(Plotting code records)
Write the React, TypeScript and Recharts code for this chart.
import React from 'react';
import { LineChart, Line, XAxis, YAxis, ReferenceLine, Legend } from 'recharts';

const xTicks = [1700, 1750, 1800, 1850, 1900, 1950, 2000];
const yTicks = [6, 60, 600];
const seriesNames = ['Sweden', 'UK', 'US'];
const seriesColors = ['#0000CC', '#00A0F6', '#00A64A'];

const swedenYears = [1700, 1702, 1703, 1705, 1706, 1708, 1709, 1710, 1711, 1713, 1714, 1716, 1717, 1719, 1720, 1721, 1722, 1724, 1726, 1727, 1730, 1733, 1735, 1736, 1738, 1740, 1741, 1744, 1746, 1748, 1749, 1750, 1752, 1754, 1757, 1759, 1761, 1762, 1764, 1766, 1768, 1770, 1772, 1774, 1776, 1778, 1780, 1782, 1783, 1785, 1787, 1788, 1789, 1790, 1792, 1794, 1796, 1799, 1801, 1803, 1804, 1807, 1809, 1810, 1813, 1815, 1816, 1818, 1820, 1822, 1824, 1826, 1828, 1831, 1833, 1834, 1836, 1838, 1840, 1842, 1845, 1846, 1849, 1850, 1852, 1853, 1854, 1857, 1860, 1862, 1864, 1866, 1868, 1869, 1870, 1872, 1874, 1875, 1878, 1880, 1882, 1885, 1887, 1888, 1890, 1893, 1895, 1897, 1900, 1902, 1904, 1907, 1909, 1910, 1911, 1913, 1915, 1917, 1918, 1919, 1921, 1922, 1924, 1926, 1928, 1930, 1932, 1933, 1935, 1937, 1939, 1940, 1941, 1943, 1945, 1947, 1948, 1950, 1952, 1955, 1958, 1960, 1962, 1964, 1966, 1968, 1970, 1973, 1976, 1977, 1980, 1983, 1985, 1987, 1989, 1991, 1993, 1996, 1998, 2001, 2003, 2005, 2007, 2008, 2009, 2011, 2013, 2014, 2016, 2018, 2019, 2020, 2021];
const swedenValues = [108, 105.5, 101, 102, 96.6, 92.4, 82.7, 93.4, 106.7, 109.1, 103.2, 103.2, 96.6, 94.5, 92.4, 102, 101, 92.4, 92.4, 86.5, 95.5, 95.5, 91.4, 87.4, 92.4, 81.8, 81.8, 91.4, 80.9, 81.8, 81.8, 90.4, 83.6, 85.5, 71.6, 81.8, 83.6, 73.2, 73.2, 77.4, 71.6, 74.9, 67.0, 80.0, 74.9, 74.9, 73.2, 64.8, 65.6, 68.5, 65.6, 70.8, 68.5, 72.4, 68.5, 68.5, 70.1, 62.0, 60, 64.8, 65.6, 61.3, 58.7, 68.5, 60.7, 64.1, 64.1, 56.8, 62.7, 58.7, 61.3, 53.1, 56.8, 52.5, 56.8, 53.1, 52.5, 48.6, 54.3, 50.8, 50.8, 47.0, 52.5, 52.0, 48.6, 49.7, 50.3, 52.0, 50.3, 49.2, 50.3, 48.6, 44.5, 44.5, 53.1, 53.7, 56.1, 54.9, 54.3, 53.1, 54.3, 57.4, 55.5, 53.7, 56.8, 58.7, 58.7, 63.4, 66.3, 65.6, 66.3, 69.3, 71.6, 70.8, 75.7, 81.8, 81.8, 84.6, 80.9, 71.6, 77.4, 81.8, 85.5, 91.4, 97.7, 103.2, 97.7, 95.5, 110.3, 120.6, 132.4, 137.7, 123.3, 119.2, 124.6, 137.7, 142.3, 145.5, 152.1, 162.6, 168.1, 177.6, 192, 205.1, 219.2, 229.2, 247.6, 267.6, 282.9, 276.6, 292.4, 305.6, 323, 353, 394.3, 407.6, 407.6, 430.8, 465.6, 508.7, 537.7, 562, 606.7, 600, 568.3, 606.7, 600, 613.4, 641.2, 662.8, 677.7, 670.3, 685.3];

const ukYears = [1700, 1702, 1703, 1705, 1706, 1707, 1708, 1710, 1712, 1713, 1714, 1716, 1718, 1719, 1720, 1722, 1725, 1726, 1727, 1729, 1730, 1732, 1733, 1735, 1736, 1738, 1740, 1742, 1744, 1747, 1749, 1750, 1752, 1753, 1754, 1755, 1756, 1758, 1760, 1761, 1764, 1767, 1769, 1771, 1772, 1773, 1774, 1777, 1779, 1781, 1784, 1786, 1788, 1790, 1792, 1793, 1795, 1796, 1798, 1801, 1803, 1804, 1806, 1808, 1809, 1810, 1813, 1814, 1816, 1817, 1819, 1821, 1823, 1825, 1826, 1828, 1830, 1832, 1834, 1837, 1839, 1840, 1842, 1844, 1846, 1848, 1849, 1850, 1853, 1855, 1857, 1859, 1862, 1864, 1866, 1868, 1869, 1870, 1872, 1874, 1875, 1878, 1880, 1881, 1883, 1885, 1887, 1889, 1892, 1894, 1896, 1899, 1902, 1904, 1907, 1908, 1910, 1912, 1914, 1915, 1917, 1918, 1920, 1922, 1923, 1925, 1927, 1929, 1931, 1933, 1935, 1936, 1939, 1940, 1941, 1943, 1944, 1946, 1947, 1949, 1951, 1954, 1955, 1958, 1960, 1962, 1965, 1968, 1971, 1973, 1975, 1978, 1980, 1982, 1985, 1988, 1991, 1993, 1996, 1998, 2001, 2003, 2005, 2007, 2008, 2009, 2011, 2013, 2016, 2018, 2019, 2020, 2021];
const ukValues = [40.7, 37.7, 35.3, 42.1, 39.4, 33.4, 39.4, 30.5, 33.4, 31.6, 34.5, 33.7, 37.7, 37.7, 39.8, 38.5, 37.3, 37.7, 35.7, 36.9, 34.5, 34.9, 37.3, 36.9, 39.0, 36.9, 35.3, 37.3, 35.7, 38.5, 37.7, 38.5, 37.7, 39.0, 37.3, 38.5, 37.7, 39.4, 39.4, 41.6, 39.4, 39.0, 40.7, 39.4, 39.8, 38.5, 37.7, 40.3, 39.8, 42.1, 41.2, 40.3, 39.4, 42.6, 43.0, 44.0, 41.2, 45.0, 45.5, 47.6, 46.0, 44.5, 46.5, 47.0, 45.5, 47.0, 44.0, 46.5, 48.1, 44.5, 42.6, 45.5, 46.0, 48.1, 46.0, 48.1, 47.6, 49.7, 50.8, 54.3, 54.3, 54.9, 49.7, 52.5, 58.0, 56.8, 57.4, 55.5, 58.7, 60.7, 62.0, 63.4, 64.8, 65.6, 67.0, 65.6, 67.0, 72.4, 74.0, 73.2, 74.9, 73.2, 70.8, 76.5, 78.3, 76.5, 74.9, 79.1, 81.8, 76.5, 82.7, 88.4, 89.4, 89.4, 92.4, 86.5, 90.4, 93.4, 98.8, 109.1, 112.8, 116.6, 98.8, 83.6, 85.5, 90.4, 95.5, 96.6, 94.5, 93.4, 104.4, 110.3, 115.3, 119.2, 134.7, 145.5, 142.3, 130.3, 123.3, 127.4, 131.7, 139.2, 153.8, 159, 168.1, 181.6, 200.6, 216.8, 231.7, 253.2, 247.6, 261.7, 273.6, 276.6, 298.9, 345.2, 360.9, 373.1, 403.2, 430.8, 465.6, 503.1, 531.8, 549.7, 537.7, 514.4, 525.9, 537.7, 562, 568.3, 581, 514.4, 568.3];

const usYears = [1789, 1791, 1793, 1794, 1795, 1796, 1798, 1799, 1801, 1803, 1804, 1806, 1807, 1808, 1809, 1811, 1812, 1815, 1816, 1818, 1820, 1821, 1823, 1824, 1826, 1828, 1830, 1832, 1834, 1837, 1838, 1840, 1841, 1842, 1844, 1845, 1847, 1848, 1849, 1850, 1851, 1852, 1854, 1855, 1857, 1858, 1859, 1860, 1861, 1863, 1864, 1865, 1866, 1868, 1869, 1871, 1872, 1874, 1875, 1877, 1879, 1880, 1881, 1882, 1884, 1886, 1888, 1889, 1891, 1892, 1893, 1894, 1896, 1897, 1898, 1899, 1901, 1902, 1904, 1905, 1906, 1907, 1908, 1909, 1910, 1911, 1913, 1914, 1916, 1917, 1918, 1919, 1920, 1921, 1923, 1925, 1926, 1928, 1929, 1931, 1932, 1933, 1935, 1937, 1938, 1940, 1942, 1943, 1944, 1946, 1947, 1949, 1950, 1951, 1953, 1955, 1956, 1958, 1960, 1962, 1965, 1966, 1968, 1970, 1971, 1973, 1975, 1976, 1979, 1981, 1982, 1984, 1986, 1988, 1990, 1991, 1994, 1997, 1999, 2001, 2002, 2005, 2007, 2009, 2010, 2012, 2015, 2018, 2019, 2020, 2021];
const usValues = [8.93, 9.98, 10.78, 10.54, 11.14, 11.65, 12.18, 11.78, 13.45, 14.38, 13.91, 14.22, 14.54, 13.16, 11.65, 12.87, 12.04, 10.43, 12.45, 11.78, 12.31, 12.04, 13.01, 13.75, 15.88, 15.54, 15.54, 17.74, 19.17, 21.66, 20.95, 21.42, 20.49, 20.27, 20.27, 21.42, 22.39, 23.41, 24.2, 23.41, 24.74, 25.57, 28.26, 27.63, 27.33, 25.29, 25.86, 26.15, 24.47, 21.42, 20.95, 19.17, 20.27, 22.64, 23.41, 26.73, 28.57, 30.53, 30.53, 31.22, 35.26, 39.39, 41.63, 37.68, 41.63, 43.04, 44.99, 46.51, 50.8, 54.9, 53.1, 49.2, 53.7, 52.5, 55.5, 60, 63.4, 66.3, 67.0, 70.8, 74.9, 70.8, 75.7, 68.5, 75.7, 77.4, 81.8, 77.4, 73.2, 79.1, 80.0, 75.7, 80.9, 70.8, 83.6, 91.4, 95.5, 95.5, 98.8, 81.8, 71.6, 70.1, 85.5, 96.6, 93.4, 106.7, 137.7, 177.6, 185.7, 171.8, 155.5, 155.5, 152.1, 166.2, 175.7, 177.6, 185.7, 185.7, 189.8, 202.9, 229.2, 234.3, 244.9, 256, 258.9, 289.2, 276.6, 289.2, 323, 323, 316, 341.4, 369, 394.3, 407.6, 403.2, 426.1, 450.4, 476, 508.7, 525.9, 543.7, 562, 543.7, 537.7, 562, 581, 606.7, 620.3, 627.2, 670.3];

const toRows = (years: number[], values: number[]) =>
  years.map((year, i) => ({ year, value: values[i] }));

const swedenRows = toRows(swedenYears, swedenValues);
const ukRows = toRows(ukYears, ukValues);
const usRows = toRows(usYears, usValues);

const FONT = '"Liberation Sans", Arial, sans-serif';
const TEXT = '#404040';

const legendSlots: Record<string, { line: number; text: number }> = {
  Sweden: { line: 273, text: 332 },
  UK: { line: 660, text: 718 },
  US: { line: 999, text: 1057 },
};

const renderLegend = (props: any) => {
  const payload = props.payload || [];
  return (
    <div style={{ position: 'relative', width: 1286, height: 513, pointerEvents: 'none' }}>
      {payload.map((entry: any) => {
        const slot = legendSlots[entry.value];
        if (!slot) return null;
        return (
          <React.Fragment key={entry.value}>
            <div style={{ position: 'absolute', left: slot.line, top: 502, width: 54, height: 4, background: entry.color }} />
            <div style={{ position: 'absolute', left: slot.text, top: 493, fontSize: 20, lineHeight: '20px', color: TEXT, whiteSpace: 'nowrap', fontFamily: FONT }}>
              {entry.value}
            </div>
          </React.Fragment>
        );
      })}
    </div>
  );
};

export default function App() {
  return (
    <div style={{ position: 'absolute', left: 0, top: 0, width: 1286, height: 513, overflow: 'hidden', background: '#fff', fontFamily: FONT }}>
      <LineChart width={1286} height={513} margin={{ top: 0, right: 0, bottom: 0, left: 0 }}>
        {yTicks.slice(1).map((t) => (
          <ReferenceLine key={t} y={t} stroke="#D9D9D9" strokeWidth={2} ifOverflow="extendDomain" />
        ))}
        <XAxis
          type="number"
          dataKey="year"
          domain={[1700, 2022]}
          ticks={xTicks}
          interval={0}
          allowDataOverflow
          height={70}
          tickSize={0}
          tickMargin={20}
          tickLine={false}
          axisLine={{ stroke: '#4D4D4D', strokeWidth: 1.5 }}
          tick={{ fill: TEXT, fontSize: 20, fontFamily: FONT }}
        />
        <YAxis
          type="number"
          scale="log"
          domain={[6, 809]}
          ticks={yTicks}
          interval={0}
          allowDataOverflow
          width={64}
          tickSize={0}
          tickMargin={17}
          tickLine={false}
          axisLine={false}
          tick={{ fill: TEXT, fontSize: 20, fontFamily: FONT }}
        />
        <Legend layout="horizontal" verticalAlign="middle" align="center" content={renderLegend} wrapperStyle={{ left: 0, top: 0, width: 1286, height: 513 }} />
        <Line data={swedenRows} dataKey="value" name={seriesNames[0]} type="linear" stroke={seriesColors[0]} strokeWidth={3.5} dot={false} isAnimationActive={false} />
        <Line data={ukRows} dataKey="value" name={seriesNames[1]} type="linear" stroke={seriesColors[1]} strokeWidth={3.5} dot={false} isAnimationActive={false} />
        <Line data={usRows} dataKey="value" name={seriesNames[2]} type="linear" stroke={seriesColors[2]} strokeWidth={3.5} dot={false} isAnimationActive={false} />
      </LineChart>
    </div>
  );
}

--

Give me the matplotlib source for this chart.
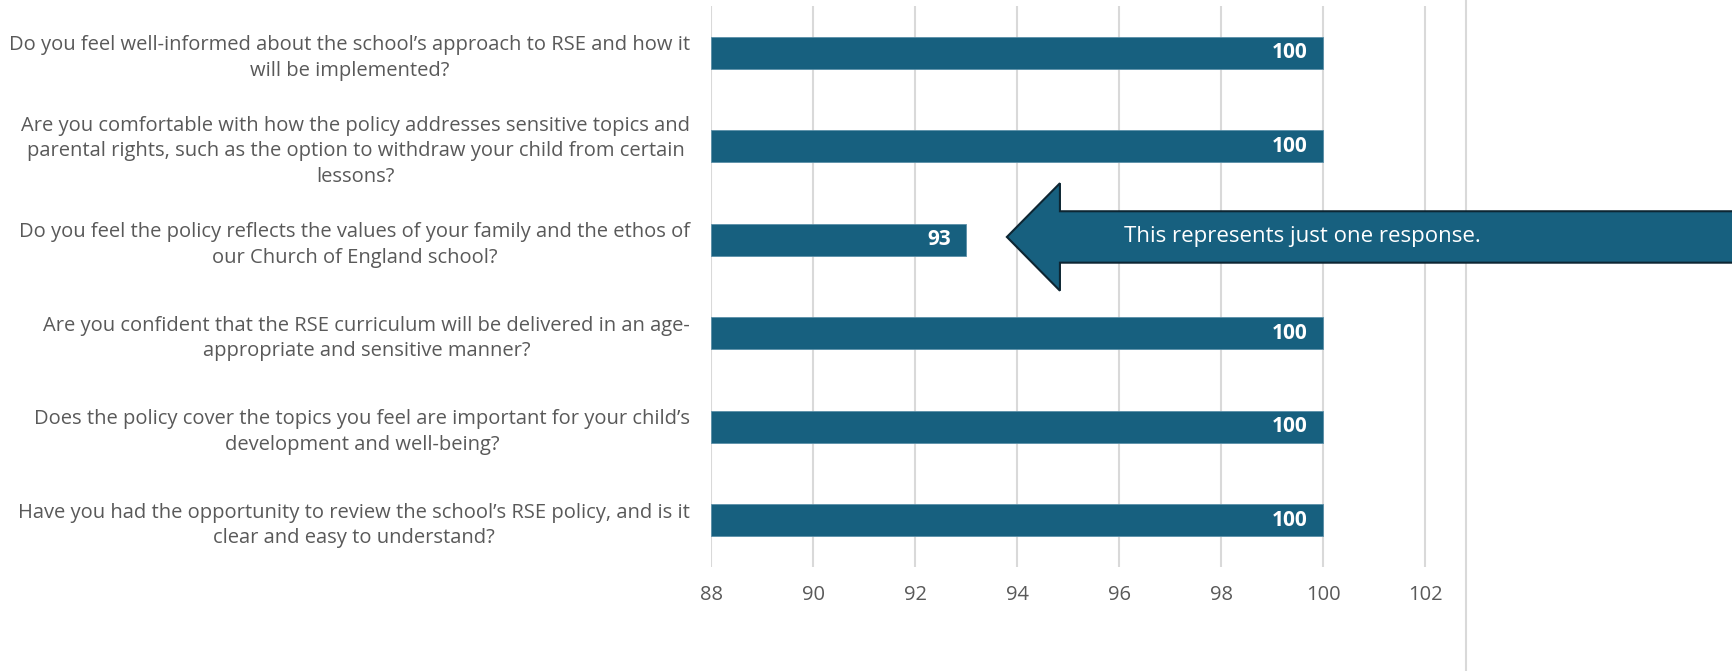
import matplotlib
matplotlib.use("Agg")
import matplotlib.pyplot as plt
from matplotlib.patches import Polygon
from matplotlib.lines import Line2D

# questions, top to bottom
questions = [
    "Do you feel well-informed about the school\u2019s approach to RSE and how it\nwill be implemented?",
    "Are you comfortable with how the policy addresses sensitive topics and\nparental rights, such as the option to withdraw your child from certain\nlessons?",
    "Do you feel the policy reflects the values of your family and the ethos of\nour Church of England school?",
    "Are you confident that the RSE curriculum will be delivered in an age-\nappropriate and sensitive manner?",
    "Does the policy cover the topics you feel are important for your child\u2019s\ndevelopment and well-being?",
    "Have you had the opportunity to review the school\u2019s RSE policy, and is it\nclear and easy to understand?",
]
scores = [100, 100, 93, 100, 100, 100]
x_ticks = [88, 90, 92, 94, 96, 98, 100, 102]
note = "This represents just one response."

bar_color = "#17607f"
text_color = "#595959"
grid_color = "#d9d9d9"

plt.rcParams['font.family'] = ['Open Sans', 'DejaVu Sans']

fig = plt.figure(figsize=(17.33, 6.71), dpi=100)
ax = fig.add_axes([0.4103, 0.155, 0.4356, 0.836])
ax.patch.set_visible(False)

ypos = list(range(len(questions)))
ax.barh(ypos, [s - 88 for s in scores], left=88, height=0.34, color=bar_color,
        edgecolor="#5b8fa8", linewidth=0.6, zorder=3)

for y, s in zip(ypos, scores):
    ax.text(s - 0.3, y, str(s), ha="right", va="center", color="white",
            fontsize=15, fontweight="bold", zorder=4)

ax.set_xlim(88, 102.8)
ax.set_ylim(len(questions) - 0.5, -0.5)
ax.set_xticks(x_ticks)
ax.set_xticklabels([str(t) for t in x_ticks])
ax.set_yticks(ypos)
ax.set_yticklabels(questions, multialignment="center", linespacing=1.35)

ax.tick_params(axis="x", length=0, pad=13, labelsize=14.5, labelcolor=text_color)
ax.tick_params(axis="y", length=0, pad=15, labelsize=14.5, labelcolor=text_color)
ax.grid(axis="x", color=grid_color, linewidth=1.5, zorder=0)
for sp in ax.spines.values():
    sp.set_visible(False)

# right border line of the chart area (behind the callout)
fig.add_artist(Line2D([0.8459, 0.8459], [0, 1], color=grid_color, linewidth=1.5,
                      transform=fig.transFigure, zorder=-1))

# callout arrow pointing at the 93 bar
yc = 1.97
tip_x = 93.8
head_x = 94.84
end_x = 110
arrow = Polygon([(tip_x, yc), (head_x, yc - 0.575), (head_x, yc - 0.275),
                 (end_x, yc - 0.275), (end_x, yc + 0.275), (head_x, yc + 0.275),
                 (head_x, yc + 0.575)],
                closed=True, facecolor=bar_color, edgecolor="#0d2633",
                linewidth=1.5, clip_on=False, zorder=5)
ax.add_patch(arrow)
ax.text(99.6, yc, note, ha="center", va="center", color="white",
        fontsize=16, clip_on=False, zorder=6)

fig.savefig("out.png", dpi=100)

» Work to be completed: Print, from the entries above, the line with "Write the React, TypeScript", the line with "const seriesColors = ['#0000CC', '#00A0F6', '#00A64A'];" and all lines between them, exactly and with nothing else.

» Solution for this exercise:
Write the React, TypeScript and Recharts code for this chart.
import React from 'react';
import { LineChart, Line, XAxis, YAxis, ReferenceLine, Legend } from 'recharts';

const xTicks = [1700, 1750, 1800, 1850, 1900, 1950, 2000];
const yTicks = [6, 60, 600];
const seriesNames = ['Sweden', 'UK', 'US'];
const seriesColors = ['#0000CC', '#00A0F6', '#00A64A'];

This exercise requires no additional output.